◆ Given task
Return, unaltered, every line from the beginning of the material below up to and including the one with "const yearTicks = [1985, 1990, 1995, 2000, 2005, 2010];".

#### Information supplied ####

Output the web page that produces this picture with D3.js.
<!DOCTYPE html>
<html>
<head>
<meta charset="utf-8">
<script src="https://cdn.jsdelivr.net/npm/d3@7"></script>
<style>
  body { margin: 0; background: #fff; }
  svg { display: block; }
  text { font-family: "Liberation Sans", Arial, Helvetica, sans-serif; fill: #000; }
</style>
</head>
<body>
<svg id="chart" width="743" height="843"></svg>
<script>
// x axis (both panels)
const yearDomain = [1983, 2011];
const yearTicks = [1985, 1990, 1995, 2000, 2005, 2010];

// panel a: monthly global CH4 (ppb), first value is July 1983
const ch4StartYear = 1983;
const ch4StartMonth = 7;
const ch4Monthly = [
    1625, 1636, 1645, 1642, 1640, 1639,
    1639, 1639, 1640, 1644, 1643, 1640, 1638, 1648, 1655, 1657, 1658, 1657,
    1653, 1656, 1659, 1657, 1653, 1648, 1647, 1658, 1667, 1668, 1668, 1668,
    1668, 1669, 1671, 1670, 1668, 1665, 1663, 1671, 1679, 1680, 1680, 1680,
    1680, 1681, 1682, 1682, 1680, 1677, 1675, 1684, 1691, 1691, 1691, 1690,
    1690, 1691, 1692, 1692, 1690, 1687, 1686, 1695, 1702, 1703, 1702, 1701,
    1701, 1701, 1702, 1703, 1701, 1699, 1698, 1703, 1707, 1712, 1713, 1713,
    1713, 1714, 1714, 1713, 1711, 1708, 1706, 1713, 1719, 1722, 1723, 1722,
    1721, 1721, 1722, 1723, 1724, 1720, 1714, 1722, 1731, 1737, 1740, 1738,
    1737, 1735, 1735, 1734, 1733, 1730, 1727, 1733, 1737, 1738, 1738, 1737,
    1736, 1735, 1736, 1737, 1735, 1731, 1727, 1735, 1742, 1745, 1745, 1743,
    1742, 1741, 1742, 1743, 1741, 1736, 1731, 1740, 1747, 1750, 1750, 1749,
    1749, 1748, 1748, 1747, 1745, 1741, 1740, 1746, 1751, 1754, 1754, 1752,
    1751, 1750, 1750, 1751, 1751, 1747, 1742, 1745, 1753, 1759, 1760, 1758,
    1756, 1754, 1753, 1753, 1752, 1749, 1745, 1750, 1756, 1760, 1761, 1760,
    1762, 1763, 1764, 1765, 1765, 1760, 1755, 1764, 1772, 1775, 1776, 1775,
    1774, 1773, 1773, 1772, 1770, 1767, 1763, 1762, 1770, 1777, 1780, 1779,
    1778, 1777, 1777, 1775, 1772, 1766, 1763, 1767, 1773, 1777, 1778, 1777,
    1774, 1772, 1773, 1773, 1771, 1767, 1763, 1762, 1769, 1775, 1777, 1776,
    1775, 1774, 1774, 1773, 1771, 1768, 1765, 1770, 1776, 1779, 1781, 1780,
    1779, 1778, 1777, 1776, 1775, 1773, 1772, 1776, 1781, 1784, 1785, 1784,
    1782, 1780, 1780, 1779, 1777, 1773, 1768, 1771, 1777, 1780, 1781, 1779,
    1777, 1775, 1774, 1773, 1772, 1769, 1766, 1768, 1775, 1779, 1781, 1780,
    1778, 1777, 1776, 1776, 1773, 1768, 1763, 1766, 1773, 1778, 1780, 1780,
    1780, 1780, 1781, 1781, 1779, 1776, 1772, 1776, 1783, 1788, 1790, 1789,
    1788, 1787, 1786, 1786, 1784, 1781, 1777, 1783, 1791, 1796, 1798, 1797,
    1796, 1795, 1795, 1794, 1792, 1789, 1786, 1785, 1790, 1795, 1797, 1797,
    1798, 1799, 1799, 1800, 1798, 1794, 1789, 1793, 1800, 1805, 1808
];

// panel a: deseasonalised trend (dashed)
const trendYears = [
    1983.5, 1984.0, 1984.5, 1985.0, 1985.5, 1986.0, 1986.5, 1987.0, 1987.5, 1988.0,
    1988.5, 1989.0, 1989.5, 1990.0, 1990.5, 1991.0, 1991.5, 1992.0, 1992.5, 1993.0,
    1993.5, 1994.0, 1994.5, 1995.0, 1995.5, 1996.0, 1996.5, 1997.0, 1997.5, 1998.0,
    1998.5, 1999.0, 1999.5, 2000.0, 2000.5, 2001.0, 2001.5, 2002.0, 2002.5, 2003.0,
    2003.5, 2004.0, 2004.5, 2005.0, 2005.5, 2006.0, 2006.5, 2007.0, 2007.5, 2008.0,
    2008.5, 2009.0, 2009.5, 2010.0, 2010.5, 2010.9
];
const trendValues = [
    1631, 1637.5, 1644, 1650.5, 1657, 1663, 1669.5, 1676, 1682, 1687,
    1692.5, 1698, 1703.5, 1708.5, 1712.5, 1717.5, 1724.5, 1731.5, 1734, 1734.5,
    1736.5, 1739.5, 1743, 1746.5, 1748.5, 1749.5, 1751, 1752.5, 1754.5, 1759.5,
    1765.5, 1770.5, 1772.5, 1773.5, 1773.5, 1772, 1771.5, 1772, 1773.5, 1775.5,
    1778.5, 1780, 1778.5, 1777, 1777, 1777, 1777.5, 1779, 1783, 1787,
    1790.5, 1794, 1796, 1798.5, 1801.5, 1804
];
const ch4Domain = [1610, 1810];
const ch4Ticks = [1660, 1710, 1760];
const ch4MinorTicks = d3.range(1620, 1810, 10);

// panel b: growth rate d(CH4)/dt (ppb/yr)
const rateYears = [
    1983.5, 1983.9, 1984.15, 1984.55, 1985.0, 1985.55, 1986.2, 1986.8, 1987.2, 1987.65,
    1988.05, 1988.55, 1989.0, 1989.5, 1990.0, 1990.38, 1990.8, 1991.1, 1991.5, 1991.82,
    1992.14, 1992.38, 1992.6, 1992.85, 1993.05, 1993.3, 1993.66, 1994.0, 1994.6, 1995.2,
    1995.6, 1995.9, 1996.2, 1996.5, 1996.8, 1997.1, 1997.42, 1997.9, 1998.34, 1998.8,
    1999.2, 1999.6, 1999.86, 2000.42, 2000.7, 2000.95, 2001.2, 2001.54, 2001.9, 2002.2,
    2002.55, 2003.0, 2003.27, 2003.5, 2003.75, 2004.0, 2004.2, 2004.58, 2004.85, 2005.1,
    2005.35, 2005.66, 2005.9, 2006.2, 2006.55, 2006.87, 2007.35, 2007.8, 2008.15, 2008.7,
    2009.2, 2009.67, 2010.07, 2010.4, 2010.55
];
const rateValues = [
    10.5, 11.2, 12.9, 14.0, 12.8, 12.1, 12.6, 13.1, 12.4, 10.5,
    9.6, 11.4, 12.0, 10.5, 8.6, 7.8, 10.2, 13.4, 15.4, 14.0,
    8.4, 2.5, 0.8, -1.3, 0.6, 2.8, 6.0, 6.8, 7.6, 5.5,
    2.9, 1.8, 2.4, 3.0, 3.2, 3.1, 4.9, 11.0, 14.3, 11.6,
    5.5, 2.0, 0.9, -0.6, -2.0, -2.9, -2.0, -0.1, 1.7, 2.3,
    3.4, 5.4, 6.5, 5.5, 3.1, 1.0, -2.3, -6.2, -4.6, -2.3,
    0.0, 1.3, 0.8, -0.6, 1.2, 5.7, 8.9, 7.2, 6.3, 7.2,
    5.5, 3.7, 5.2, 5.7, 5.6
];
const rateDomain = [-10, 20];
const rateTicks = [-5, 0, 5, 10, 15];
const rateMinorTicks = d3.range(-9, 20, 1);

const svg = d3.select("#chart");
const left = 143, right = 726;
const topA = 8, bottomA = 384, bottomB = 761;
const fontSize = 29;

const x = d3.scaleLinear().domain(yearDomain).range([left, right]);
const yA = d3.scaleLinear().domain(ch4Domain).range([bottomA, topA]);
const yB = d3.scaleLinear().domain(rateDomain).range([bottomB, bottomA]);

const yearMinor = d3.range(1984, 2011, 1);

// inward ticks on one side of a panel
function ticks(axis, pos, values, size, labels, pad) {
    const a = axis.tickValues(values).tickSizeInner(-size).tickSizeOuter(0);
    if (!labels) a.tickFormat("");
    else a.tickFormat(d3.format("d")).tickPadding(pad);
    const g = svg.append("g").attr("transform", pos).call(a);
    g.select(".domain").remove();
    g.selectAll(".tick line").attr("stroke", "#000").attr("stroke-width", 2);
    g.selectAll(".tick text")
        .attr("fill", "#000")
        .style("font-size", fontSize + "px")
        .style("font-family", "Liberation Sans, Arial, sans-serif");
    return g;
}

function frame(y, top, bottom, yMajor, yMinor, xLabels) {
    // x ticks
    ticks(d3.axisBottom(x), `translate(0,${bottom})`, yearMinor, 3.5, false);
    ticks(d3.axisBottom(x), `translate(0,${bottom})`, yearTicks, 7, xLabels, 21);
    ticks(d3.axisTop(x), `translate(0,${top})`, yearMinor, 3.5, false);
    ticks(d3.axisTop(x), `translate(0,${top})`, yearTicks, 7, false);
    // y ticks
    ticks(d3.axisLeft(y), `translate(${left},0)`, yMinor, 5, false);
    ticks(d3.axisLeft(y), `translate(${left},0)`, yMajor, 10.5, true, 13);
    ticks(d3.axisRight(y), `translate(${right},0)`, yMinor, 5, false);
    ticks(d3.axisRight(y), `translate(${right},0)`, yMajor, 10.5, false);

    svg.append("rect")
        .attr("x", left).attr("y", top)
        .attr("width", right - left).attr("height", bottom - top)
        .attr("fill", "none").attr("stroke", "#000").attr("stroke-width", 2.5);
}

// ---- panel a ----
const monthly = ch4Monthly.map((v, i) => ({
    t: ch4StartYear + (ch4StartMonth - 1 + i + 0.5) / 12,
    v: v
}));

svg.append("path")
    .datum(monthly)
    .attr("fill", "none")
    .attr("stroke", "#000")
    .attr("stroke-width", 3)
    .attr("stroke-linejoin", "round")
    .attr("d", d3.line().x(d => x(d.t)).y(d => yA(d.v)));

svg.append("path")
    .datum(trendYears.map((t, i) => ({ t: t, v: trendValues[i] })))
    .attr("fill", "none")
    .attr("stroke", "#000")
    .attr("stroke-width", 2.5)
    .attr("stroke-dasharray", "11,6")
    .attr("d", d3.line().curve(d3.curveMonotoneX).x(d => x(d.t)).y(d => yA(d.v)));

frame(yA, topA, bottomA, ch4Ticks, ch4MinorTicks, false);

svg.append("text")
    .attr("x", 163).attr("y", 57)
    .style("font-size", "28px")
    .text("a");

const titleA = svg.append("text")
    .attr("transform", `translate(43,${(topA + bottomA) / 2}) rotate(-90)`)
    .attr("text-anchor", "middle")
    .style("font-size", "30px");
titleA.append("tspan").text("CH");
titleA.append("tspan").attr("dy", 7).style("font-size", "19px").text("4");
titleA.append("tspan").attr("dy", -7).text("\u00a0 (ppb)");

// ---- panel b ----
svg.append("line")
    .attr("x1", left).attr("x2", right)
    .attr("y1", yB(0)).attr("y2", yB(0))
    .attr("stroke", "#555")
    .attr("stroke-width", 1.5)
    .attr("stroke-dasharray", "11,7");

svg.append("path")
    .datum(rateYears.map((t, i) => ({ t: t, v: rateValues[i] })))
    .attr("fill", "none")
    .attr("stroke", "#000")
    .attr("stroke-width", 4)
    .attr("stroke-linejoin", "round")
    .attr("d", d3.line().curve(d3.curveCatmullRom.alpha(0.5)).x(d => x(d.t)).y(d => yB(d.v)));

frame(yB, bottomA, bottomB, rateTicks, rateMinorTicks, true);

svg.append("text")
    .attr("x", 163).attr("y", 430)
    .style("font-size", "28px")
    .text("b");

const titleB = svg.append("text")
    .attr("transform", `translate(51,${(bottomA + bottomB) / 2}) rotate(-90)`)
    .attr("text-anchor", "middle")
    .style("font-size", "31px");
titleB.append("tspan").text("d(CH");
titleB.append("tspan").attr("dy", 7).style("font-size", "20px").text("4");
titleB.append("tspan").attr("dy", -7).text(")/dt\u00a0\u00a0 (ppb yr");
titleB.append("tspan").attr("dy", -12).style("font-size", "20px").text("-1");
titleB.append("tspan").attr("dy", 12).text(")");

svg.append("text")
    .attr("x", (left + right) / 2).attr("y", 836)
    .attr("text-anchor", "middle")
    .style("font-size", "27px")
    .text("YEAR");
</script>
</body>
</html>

####

◆ Response to the exercise
Output the web page that produces this picture with D3.js.
<!DOCTYPE html>
<html>
<head>
<meta charset="utf-8">
<script src="https://cdn.jsdelivr.net/npm/d3@7"></script>
<style>
  body { margin: 0; background: #fff; }
  svg { display: block; }
  text { font-family: "Liberation Sans", Arial, Helvetica, sans-serif; fill: #000; }
</style>
</head>
<body>
<svg id="chart" width="743" height="843"></svg>
<script>
// x axis (both panels)
const yearDomain = [1983, 2011];
const yearTicks = [1985, 1990, 1995, 2000, 2005, 2010];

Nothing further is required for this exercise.